**Exercise task:** Return each line of the listing that contains the string "this".

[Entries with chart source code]
* Begin *
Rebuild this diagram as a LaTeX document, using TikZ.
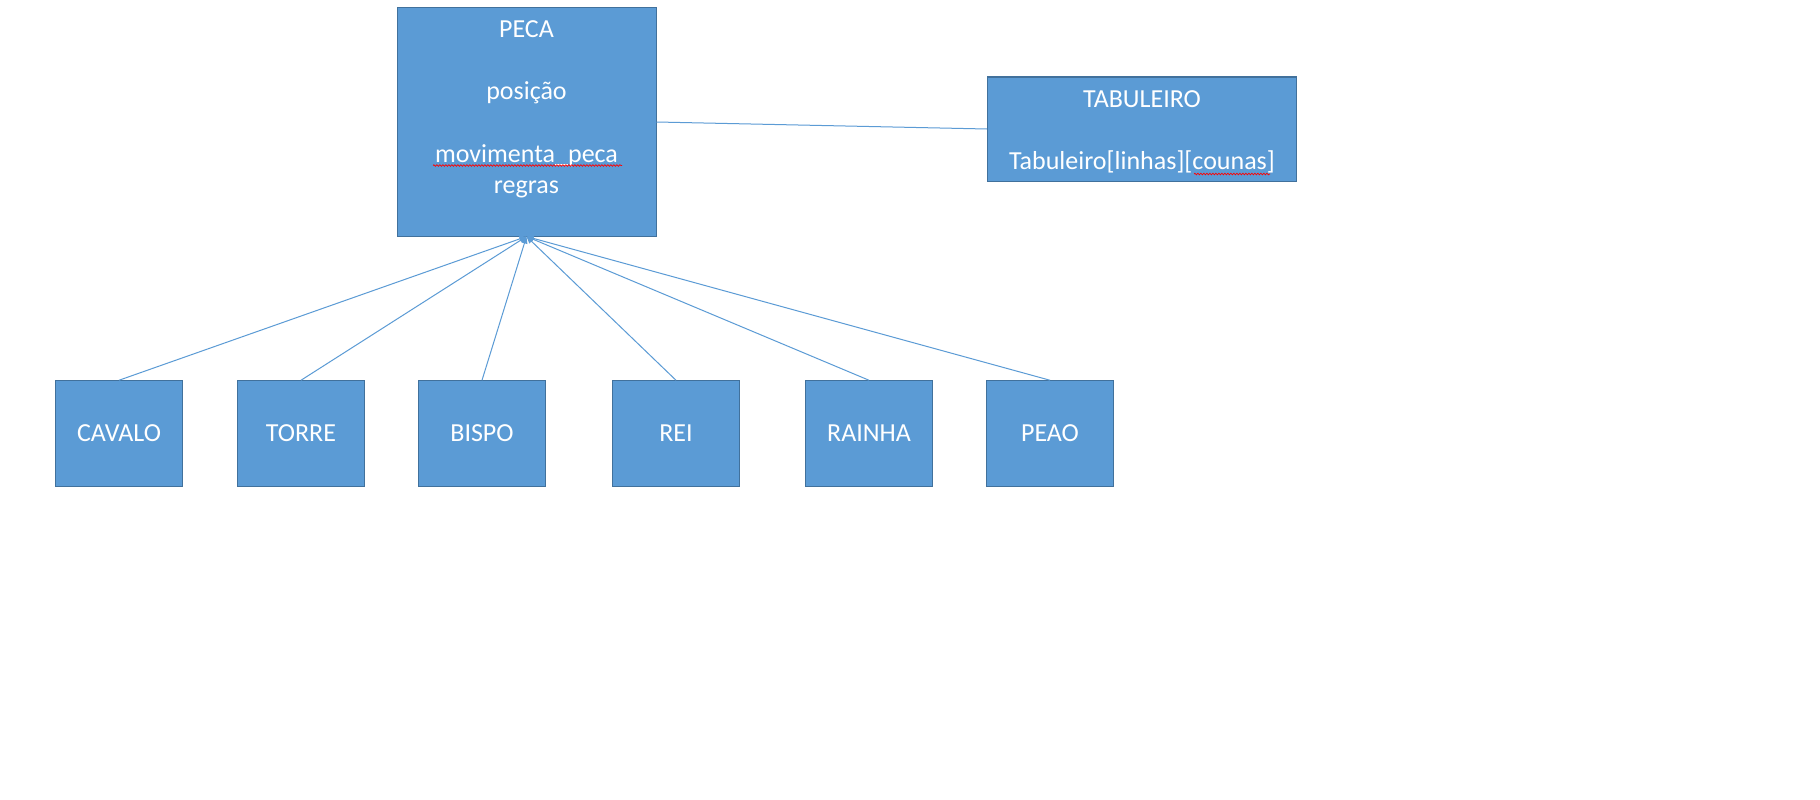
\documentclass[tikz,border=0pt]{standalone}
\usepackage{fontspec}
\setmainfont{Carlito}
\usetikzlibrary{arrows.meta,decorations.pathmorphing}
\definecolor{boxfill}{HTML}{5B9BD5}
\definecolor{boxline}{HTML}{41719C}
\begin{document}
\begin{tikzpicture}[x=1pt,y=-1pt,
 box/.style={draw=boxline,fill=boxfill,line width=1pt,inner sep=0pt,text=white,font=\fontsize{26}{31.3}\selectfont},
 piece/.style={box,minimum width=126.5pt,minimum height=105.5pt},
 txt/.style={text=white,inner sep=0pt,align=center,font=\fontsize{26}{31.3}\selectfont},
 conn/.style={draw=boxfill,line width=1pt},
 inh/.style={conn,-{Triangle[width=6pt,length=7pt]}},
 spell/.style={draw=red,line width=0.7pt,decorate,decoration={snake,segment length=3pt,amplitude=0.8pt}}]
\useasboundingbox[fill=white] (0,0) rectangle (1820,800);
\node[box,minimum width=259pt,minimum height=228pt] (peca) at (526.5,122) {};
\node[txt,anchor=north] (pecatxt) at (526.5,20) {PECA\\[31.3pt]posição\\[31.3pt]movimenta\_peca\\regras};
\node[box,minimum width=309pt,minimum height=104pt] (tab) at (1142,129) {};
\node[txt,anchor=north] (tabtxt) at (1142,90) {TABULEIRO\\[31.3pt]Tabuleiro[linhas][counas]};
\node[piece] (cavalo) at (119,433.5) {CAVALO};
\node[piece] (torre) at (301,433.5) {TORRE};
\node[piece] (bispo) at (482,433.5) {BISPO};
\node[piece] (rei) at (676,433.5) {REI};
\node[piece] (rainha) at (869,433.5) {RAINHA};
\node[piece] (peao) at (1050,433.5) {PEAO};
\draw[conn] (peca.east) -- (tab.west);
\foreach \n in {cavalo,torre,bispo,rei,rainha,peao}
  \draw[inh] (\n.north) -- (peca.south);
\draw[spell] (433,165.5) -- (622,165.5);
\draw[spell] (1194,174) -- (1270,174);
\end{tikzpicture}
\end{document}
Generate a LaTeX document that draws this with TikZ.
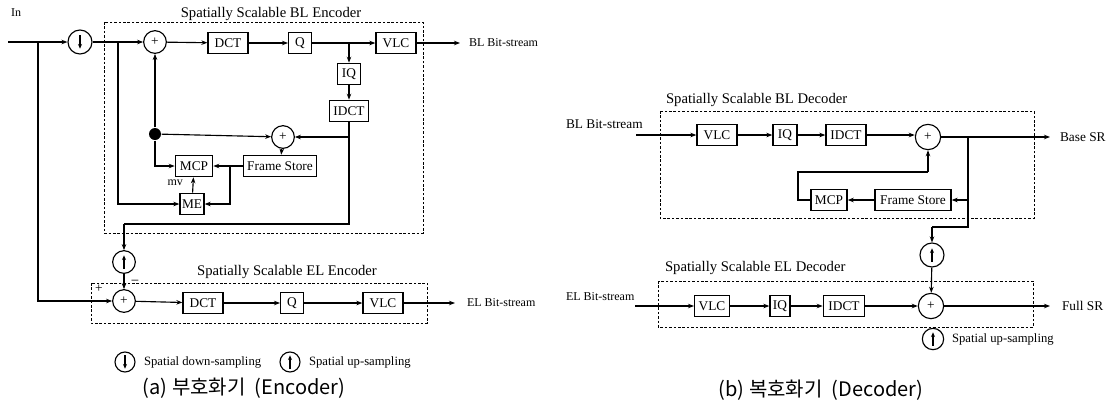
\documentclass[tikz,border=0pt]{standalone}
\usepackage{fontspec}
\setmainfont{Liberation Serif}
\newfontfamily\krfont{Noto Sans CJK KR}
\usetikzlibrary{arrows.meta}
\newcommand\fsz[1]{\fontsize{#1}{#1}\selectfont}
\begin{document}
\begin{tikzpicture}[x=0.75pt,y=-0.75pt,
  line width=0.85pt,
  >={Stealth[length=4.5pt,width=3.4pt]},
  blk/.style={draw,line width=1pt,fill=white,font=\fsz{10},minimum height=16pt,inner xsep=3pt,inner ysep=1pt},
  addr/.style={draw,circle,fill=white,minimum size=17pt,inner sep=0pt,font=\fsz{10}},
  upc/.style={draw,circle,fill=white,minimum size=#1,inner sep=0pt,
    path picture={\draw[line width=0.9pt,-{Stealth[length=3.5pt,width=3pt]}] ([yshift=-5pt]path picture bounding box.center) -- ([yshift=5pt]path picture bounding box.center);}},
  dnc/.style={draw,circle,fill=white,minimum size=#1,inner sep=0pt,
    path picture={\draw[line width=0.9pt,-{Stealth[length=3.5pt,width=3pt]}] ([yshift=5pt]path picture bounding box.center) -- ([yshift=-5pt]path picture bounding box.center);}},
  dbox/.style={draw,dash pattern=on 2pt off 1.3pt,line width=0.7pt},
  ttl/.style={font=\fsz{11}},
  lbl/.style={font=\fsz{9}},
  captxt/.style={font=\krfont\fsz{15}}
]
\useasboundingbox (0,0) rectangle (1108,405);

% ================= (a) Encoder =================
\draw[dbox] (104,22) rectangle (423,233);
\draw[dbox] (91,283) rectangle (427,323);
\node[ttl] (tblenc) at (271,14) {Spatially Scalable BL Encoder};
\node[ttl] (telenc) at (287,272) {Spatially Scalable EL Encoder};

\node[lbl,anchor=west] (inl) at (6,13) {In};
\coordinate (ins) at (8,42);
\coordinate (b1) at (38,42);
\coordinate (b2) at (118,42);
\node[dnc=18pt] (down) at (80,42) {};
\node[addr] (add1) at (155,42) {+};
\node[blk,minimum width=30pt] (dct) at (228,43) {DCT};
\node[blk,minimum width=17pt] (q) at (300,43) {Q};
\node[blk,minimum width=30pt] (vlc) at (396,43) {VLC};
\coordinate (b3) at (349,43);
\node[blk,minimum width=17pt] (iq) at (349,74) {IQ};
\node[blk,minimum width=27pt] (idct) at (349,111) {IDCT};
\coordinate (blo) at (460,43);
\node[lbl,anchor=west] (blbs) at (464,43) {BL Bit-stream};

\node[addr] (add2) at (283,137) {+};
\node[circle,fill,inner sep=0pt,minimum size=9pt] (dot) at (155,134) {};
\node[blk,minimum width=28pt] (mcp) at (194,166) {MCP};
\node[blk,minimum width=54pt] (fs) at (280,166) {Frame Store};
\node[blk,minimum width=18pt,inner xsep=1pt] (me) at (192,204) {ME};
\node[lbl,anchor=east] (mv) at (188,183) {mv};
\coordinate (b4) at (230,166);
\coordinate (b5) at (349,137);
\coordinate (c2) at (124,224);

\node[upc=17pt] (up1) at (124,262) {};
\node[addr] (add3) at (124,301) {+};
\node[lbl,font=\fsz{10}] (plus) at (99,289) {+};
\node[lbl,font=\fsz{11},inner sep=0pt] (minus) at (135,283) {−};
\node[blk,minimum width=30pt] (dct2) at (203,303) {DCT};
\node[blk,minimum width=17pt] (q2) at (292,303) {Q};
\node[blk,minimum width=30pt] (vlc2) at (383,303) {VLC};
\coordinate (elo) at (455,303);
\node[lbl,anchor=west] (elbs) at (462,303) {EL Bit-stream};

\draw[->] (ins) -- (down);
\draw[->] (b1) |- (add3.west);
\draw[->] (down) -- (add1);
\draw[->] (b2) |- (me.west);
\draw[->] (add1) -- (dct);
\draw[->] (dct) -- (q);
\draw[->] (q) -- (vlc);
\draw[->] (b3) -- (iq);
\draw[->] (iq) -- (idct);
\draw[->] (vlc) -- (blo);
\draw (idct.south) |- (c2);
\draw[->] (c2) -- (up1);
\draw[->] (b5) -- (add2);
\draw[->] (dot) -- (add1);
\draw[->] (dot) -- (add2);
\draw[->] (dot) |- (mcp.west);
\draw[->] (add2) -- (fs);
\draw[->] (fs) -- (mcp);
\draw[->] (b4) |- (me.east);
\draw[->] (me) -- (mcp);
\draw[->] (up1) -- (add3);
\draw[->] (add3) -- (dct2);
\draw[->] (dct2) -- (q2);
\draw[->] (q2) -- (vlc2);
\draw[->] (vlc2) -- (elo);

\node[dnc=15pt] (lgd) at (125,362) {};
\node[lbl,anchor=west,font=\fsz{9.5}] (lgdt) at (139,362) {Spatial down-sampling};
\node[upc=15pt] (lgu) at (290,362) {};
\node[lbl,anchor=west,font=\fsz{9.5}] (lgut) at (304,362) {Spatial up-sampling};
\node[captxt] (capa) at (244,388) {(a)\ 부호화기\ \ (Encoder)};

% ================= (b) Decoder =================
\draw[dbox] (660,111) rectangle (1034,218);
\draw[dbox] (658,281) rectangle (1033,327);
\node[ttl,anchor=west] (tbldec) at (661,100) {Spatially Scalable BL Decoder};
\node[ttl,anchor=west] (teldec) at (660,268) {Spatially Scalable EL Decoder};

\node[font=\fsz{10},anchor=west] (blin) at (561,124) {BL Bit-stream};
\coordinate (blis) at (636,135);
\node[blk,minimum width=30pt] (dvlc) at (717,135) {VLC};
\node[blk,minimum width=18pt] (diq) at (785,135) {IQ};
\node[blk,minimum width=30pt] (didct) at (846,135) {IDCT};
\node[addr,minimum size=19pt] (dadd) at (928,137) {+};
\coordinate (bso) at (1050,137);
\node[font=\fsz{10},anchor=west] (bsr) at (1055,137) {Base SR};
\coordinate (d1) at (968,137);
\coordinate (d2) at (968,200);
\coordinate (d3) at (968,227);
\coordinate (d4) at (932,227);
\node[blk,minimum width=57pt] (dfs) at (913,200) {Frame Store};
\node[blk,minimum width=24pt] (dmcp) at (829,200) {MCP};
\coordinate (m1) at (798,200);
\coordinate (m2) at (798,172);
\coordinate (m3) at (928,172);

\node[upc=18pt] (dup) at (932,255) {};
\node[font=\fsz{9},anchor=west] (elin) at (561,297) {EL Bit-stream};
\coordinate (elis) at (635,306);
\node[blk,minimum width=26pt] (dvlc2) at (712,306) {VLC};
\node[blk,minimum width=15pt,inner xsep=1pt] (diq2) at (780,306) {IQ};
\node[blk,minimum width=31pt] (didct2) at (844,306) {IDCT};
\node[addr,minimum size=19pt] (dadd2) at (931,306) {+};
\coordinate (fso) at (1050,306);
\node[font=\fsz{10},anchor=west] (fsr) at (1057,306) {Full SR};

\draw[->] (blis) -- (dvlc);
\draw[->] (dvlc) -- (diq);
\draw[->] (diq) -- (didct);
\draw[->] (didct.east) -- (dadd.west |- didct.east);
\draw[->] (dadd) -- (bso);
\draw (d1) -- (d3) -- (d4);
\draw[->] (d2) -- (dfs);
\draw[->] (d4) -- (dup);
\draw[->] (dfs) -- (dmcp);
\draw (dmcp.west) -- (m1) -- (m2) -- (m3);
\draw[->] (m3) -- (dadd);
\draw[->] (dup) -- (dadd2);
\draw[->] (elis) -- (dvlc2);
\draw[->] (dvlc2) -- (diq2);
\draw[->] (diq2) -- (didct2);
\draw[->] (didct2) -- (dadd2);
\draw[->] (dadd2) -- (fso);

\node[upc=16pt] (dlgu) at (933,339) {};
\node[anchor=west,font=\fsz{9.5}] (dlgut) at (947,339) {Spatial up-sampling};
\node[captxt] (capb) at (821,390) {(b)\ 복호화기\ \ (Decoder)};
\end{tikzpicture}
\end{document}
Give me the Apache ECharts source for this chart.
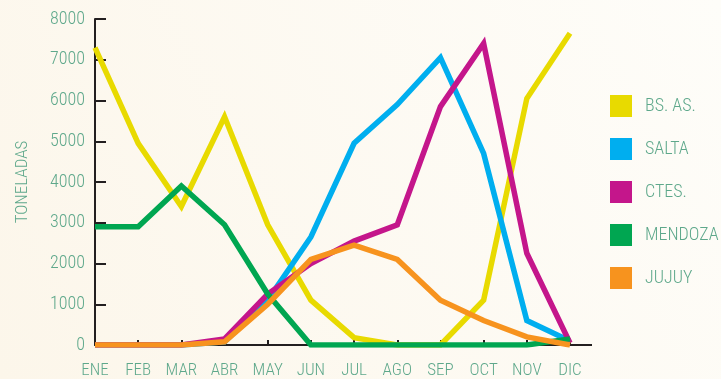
* End *
**Result:**
Rebuild this diagram as a LaTeX document, using TikZ.
Generate a LaTeX document that draws this with TikZ.
Give me the Apache ECharts source for this chart.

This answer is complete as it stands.